Well thanks to the record-setting blizzard that struck the Northeast this Saturday, I had to cancel a holiday party that five friends and I have spent the last six months planning. With time and expenses, we’re out thousands of dollars. But most upsetting of all, we don’t get to enjoy the fruits of our labor – our friends having an amazing time, the unveiling of an incredibly intricate and creative multi-media production, and the satisfaction of pulling off something that was little more than a ridiculous, far-fetched idea in June. As I write this, I should be at the party right now – enjoying a drink and being in the midst of over a hundred people having a hell of a time. All in all, everything really sucks right now. And the worst part is I have no idea how to handle this type of extreme disappointment. I really thought I had a decent understanding of my own psyche because of my vast consumption of philosophical and psychological readings (I say this as a self-deprecating reflection on my hubris). However, as of right now, I can’t seem to apply a single damn thing I’ve read. I feel like a spoiled child who wants to run home and cry to mommy so she can rub my head and tell me everything will get better…

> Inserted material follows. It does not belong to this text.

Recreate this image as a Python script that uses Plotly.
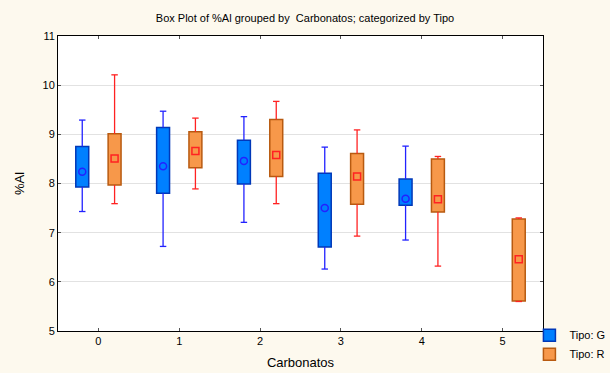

After 12 hours of wallowing in self-pity, the only thing I can realize is that I’m experiencing unfulfilled expectations. Our expectations can make or break us. I’ve always appreciated this idea but it's inherent truth never fully hit me until tonight. Because my expectations were so drastically unfulfilled, I’m utterly miserable. I’ve entered a temporary state of depression that has nearly brought me to tears a few times today. My pathetic condition makes me think about a talk by Psychologist Barry Schwartz on TED I recently watched. Barry asserts that the secret to happiness is low expectations. He argues that our expectations in modern, western society are too high and constantly not being met (and thus we’re very unhappy). We expect so much and rarely get to experience a “pleasant surprise.” Kind of makes sense, huh? When I originally listened to this talk I appreciated his insight but more or less scoffed at his conclusion. Tonight though, his thesis cuts right to the bone.
Overall, I’m not sure if I completely agree with the idea of lowering your expectations just to avoid disappointed; to me, it’s like settling or not striving to be your best. But I am curious about your thoughts on the conclusion of Barry’s talk. Do you truly think we should lower our expectations to be happier? Or should we keep shooting for the stars and learn how to better manage disappointment? I really crave your insight into this matter right now so please let me know your thoughts – think of it as rubbing my head and telling me everything will get better.